Sunday, December 21, 2008

Voices of Genius #2 - Nabokov

From an interview of Vladmir Nabokov by Alvin Toffler that was published in a 1964 edition of Playboy:

Q: You have also written that poetry represents "the mysteries of the irrational perceived through rational words." But many feel that the "irrational" has little place in an age when the exact knowledge of science has begun to plumb the most profound mysteries of existence. Do you agree?

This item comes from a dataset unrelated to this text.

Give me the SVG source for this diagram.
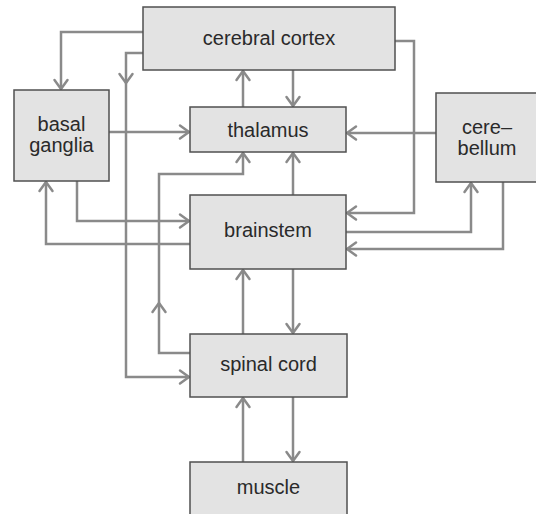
<svg xmlns="http://www.w3.org/2000/svg" width="536" height="514" viewBox="0 0 536 514">
<style>
.box{fill:#e3e3e3;stroke:#505050;stroke-width:1.5}
.lbl{font-family:"Liberation Sans",Arial,sans-serif;font-size:20px;fill:#2a2a2a;text-anchor:middle}
.c{fill:none;stroke:#8a8a8a;stroke-width:2.5;marker-end:url(#ah)}
</style>
<defs>
<marker id="ah" markerUnits="userSpaceOnUse" markerWidth="24" markerHeight="24" viewBox="-12 -12 24 24" refX="0" refY="0" orient="auto">
<path d="M-9,-6.5 L0,0 L-9,6.5" fill="none" stroke="#8a8a8a" stroke-width="2.5" stroke-linejoin="round" stroke-linecap="round"/>
</marker>
</defs>
<rect width="536" height="514" fill="#fff"/>
<g id="connectors">
<path class="c" d="M143,32 H61 V89"/>
<path class="c" d="M143,53 H126 V83"/>
<path class="c" d="M126,82 V377 H189"/>
<path class="c" d="M293,70 V106"/>
<path class="c" d="M243,107 V71"/>
<path class="c" d="M109,132 H189"/>
<path class="c" d="M436,133 H347"/>
<path class="c" d="M395,41 H414 V213 H347"/>
<path class="c" d="M346,232 H471 V183"/>
<path class="c" d="M503,182 V249 H347"/>
<path class="c" d="M293,195 V153"/>
<path class="c" d="M77,181 V221 H189"/>
<path class="c" d="M190,244 H46 V182"/>
<path class="c" d="M190,353 H159 V303"/>
<path class="c" d="M159,304 V174 H243 V153"/>
<path class="c" d="M243,334 V270"/>
<path class="c" d="M293,269 V333"/>
<path class="c" d="M243,462 V398"/>
<path class="c" d="M293,397 V461"/>
</g>
<g id="cerebral-cortex"><rect class="box" x="143" y="7" width="252" height="63"/><text class="lbl" x="269" y="45">cerebral cortex</text></g>
<g id="basal-ganglia"><rect class="box" x="14" y="90" width="95" height="91"/><text class="lbl" x="61.5" y="131">basal</text><text class="lbl" x="61.5" y="152">ganglia</text></g>
<g id="thalamus"><rect class="box" x="190" y="107" width="156" height="45"/><text class="lbl" x="268" y="137">thalamus</text></g>
<g id="cerebellum"><rect class="box" x="436" y="93" width="104" height="89"/><text class="lbl" x="487" y="134">cere–</text><text class="lbl" x="487" y="155">bellum</text></g>
<g id="brainstem"><rect class="box" x="190" y="195" width="156" height="74"/><text class="lbl" x="268" y="237">brainstem</text></g>
<g id="spinal-cord"><rect class="box" x="190" y="334" width="157" height="63"/><text class="lbl" x="268.5" y="371">spinal cord</text></g>
<g id="muscle"><rect class="box" x="190" y="462" width="157" height="58"/><text class="lbl" x="268.5" y="494">muscle</text></g>
</svg>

A: This appearance is very deceptive. It is a journalistic illusion. In point of fact, the greater one's science, the deeper the sense of mystery. We, as newspaper readers, are inclined to call "science" the cleverness of an electrician or a psychiatrist's mumbo jumbo. This, at best, is applied science, and one of the characteristics of applied science is that yesterday's neutron or today's truth dies tomorrow. But even in a better sense of "science" - as the study of visible and palpable nature, or the poetry of pure mathematics and pure philosophy - the situation remains as hopeless as ever. We shall never know the origin of life, or the meaning of life, or the nature of space and time, or the nature of nature, or the nature of thought.

Q: Man's understanding of these mysteries is embodied in the concept of a Divine Being. As a final question, do you believe in God?

A: To be quite candid - and what I am going to say now is something I never said before, and I hope it provokes a salutary little chill - I know more than I can express in words, and the little that I can express would not have been expressed, had I not known more.


Vladimir Nabokov, [Strong Opinions, First Vintage International Edition, 1990, pp. 44-45.]